In the past, great benefactors to the visual arts have generally doubled as tastemakers. Their success, as the US critic Jed Perl recently noted, is often best judged by the extent to which their avidities become what the culture takes for granted. But how does taste, which is private, become public in this way?
It’s a complicated question, and in answering it one can never hope to filter out sheer force of personality as a decisive factor. In curmudgeonly cases such as Grenville L. Winthrop, whose spectacular collection is showing at the National Gallery, and Albert Barnes, as well as more effervescent personalities such as William Beckford or Peggy Guggenheim, a degree of egotism and grandstanding inevitably play their part.
Although tastemakers are generally what Perl called ‘oxygenators of the new’, in Australia, a country understandably more obsessed with its present and future incarnations than its past, they can usefully take on a contrary role, that of ‘oxygenators of the old’. On a recent visit to Sydney, I went to see an exhibition of James Fairfax’s collection of European Old Masters at the Art Gallery of New South Wales. For many years Fairfax was the director and chairman of the Fairfax media empire, which owned the Sydney Morning Herald and the Age (newspapers of record in Australia’s two biggest cities), as well as a number of television and radio interests in Australia and overseas (including, for a short spell in the Eighties, The Spectator).

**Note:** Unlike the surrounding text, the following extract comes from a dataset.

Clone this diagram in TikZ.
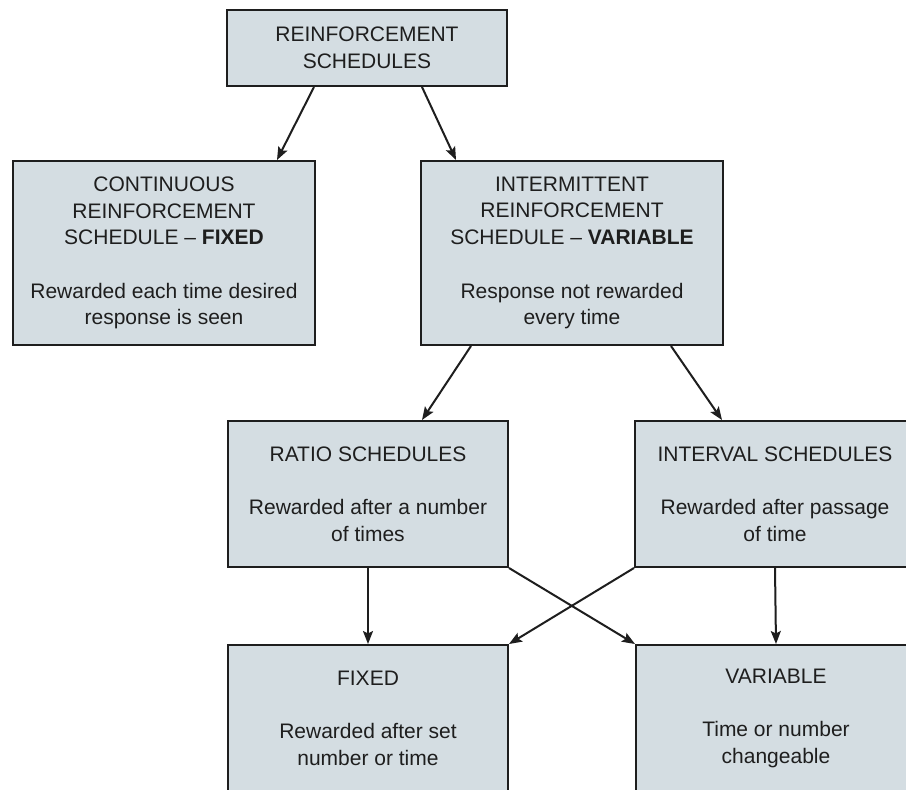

The Fairfax ownership of the Sydney Morning Herald was one of the longest continuous family ownerships of any publishing house in the English-speaking world. But in 1987, a failed takeover bid by James’s half-brother Warwick sent the company into receivership. The debacle left James Fairfax dismayed and, one can only presume, saddened. But the sale of his shares also left him with an extra A$168 million in the bank, which meant, as he put it himself, ‘I had rather more to spend on paintings than before.’
Philanthropists such as Winthrop and Barnes function as reminders that a cantankerous character and a streak of cultural generosity can go hand in hand.